Haitian Roman Catholic archbishop

Hubert Constant (born on 18 September 1931 in Camp-Perrin, South of Haiti and died on 23 September 2011) was the Roman Catholic metropolitan archbishop of Cap-Haïtien.

Ordained priest in the Oblates of Mary Immaculate (O.M.I.) on September 15, 1958, Msgr. Constant was named bishop of Fort-Liberté in 1991 and archbishop of Cap-Haïtien in 2003. He retired in 2008. On November 5, 2003, he was transferred to the metropolitan headquarters of Cap-Haïtien. He remained there until March 1, 2008, when Pope Benedict XVI accepted his renunciation and appointed Louis Kébreau as his successor.

==Biography==

He was ordained a priest in the Oblates of Mary Immaculate (O.M.I.) on September 15, 1958. On January 31, 1991, John Paul II appointed him the first bishop of Fort-Liberté. He was consecrated on April 7 by Bishop François Gayot, Archbishop of Cap-Haïtien. On November 5, 2003, he was transferred to the metropolitan headquarters of Cap-Haïtien. He remained there until March 1, 2008, when Pope Benedict XVI accepted his renunciation and appointed Louis Kébreau as his successor.

==Career==

Bishop Constant has contributed to the training of several generations of professionals who are today at different levels in the public and private sectors in Haiti and abroad.
Director of studies at the Petit Séminaire of Mazenod - Camp-Perrin (where he himself went to secondary school), he was then the Founder and Director of the Collège Saint-Jean des Cayes, two of the best secondary schools in the country. He had a bachelor's degree from the Sorbonne where he also studied theology. Archbishop Emeritus since 2008, after reaching the canonical age of 75, he was advisor to the Episcopal Conference.

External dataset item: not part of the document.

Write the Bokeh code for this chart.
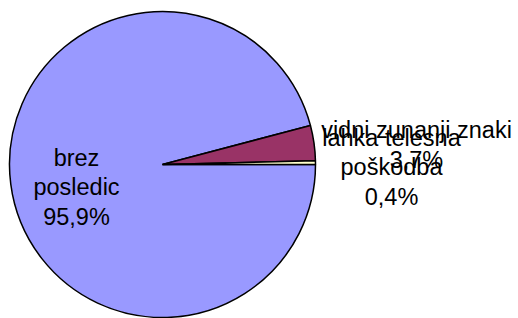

Hubert Constant was appointed as a bishop on January 31, 1991 by Pope John Paul II.

==Quotes==
«Notre cœur saigne encore lorsque nous voyons se perpétuer dans notre pays ces situations d’insécurité, d’impunité, de corruption, d’exploitation à outrance pour l’argent et le pouvoir, et la mascarade de la justice.»
«Our hearts still bleed when we see these situations of insecurity, impunity, corruption, excessive exploitation for money and power, and the masquerade of justice perpetuated in our country.»